Verwendung in der Literatur und Medien
In der Literatur und in Medien erscheint die Redewendung seltener, ist aber dennoch präsent. Sie wird meist in Dialogen oder als Teil der Charakterisierung von Figuren verwendet, die als einfältig dargestellt werden sollen. Der derbe Klang der Wendung macht sie prädestiniert für humorvolle oder volkstümliche Kontexte. In modernen Medien wie Comedy-Shows oder Social Media taucht die Wendung gelegentlich als sarkastischer Kommentar auf.
Positiv: Humor und Ironie
Trotz der offensichtlichen Negativität der Aussage kann „dumm wie Bohnenstroh“ auch eine humorvolle und versöhnliche Seite haben. In einem vertrauten Umfeld zwischen Freunden oder Familie wird die Wendung oft augenzwinkernd eingesetzt, um eine Situation aufzulockern. Wenn sie spielerisch und ohne böse Absicht verwendet wird, kann sie sogar dazu beitragen, über eigene Missgeschicke zu lachen.
Beispiel:
- „Ich hab das Passwort fünfmal falsch eingegeben. Dumm wie Bohnenstroh heute!“
Hier liegt der Fokus auf Selbstironie und nicht auf der tatsächlichen Bewertung der eigenen Intelligenz.

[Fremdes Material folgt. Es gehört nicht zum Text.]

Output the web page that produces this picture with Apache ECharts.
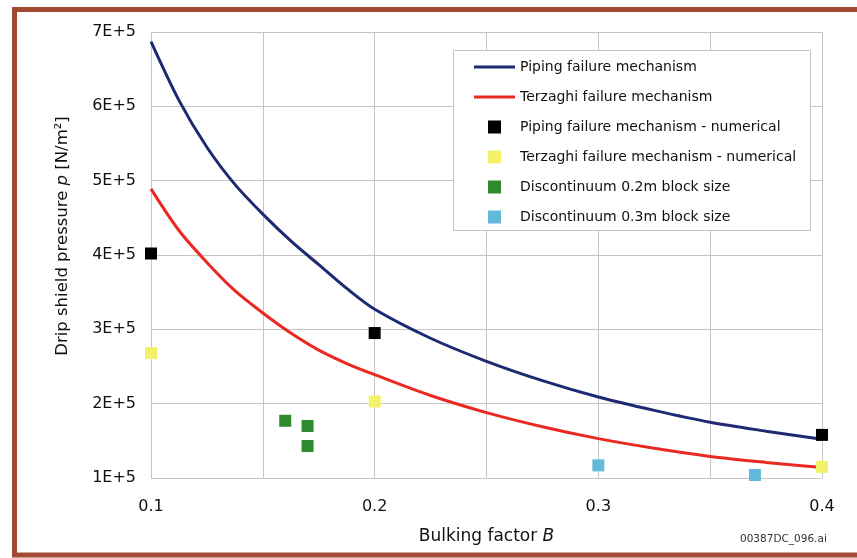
<!DOCTYPE html>
<html><head><meta charset="utf-8">
<script src="https://cdn.jsdelivr.net/npm/echarts@6/dist/echarts.min.js"></script>
<style>html,body{margin:0;padding:0;background:#fff}#c{width:857px;height:558px}</style>
</head><body><div id="c"></div>
<script>
// Curve samples (bulking factor B, pressure p)
const curveB = [0.1, 0.1125, 0.125, 0.1375, 0.15, 0.1625, 0.175, 0.1875, 0.2, 0.225, 0.25, 0.275, 0.3, 0.325, 0.35, 0.375, 0.4];
const pipingCurve = [687000, 608000, 545000, 495000, 455000, 419000, 387000, 355000, 327000, 288000, 257000, 231000, 209000, 191000, 175000, 163000, 152000];
const terzaghiCurve = [489000, 433000, 390000, 352000, 322000, 295000, 272000, 254000, 239000, 211000, 188000, 169000, 153000, 140000, 129000, 121000, 114000];
// Numerical results
const numB = [0.1, 0.2, 0.4];
const pipingNum = [402000, 295000, 158000];
const terzaghiNum = [268000, 203000, 115000];
const disc02B = [0.16, 0.17, 0.17];
const disc02P = [177000, 170000, 143000];
const disc03B = [0.3, 0.37];
const disc03P = [117000, 104000];
const seriesNames = ['Piping failure mechanism', 'Terzaghi failure mechanism',
  'Piping failure mechanism - numerical', 'Terzaghi failure mechanism - numerical',
  'Discontinuum 0.2m block size', 'Discontinuum 0.3m block size'];

const zip = (a, b) => a.map((v, i) => [v, b[i]]);
const FONT = '"DejaVu Sans", "Liberation Sans", Arial, sans-serif';
const sq = 'path://M0,0h10v10h-10z';
const ln = 'path://M0,0h41v3h-41z';
const gridLine = { color: '#c9c4c4', width: 1 };
const txt = '#111';

const chart = echarts.init(document.getElementById('c'), null, { renderer: 'canvas' });
chart.setOption({
  animation: false,
  backgroundColor: '#fff',
  textStyle: { fontFamily: FONT },
  grid: { left: 151, right: 35, top: 32, bottom: 80 },
  graphic: [
    { type: 'rect', z: 100, silent: true, shape: { x: 14.5, y: 9.5, width: 900, height: 545.5 },
      style: { fill: null, stroke: '#a24a33', lineWidth: 5 } },
    { type: 'rect', z: 3, shape: { x: 453.5, y: 50.5, width: 357, height: 180 },
      style: { fill: '#fff', stroke: '#c4c4c4', lineWidth: 1 } },
    { type: 'text', z: 5, x: 740, y: 534, style: { text: '00387DC_096.ai', font: '10.5px ' + FONT, fill: '#333' } }
  ],
  legend: {
    orient: 'vertical', left: 474, top: 58.5, itemGap: 13, padding: 0,
    itemWidth: 41, itemHeight: 13, z: 6,
    textStyle: { fontSize: 14, lineHeight: 17, color: txt, fontFamily: FONT },
    data: seriesNames.map((n, i) => ({ name: n, icon: i < 2 ? ln : sq }))
  },
  xAxis: {
    type: 'value', min: 0.1, max: 0.4, interval: 0.1,
    name: '{a|Bulking factor }{b|B}', nameLocation: 'middle', nameGap: 50,
    nameTextStyle: { rich: { a: { fontSize: 17, color: txt, fontFamily: FONT }, b: { fontSize: 17, color: txt, fontStyle: 'italic', fontFamily: FONT } } },
    axisLine: { show: false }, axisTick: { show: false },
    axisLabel: { fontSize: 16, color: txt, margin: 21, formatter: v => v.toFixed(1) },
    splitLine: { show: true, lineStyle: gridLine },
    minorTick: { show: false, splitNumber: 2 },
    minorSplitLine: { show: true, lineStyle: gridLine }
  },
  yAxis: {
    type: 'value', min: 100000, max: 700000, interval: 100000,
    name: '{a|Drip shield pressure }{b|p}{a| [N/m²]}', nameLocation: 'middle', nameGap: 80,
    nameTextStyle: { padding: [0, 0, 0, 38], rich: { a: { fontSize: 16.5, color: txt, fontFamily: FONT }, b: { fontSize: 16.5, color: txt, fontStyle: 'italic', fontFamily: FONT } } },
    axisLine: { show: false }, axisTick: { show: false },
    axisLabel: { fontSize: 16, color: txt, margin: 15, formatter: v => (v / 100000) + 'E+5' },
    splitLine: { show: true, lineStyle: gridLine }
  },
  series: [
    { name: seriesNames[0], type: 'line', data: zip(curveB, pipingCurve), smooth: 0.3, symbol: 'none',
      lineStyle: { color: '#1d2a72', width: 3 }, itemStyle: { color: '#1d2a72' }, z: 3 },
    { name: seriesNames[1], type: 'line', data: zip(curveB, terzaghiCurve), smooth: 0.3, symbol: 'none',
      lineStyle: { color: '#ea2a22', width: 3 }, itemStyle: { color: '#ea2a22' }, z: 3 },
    { name: seriesNames[2], type: 'scatter', data: zip(numB, pipingNum), symbol: 'rect', symbolSize: 12,
      itemStyle: { color: '#000', opacity: 1 }, z: 4 },
    { name: seriesNames[3], type: 'scatter', data: zip(numB, terzaghiNum), symbol: 'rect', symbolSize: 12,
      itemStyle: { color: '#f3f06a', opacity: 1 }, z: 4 },
    { name: seriesNames[4], type: 'scatter', data: zip(disc02B, disc02P), symbol: 'rect', symbolSize: 12,
      itemStyle: { color: '#2e8a2c', opacity: 1 }, z: 4 },
    { name: seriesNames[5], type: 'scatter', data: zip(disc03B, disc03P), symbol: 'rect', symbolSize: 12,
      itemStyle: { color: '#62b9d9', opacity: 1 }, z: 4 }
  ]
});
</script></body></html>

Negativ: Beleidigung und Abwertung
Der Ausdruck kann jedoch auch verletzend wirken, besonders wenn er in einem abwertenden Ton ausgesprochen wird. Er zieht eine direkte Verbindung zwischen einer vermeintlich „dummen“ Handlung und der grundlegenden Intelligenz der Person, was diese herabsetzen kann. Gerade in Konfliktsituationen oder bei sensiblen Themen ist Vorsicht geboten, da die Wendung leicht als Beleidigung interpretiert wird.
Beispiel:
- „Du verstehst echt gar nichts, dumm wie Bohnenstroh!“
In diesem Fall fehlt der humorvolle Unterton, und die Aussage wird schnell als respektlos empfunden.
Die Redewendung „dumm wie Bohnenstroh“ ist tief in der bäuerlichen Kultur des Mittelalters verwurzelt. Sie spiegelt nicht nur die damalige Sicht auf landwirtschaftliche Erzeugnisse wider, sondern auch den Humor und die Direktheit, mit der Menschen in jener Zeit miteinander umgingen. Die Verbindung von Nutzlosigkeit (Bohnenstroh) und mangelnder Intelligenz ist ein anschauliches Beispiel dafür, wie sich Sprache aus konkreten Alltagserfahrungen entwickelt. Bis heute ist die Redewendung ein Teil der deutschen Sprache geblieben – ein Zeugnis für die Kraft bildhafter Vergleiche und derben Humors, die ihren Ursprung in einer längst vergangenen Zeit haben.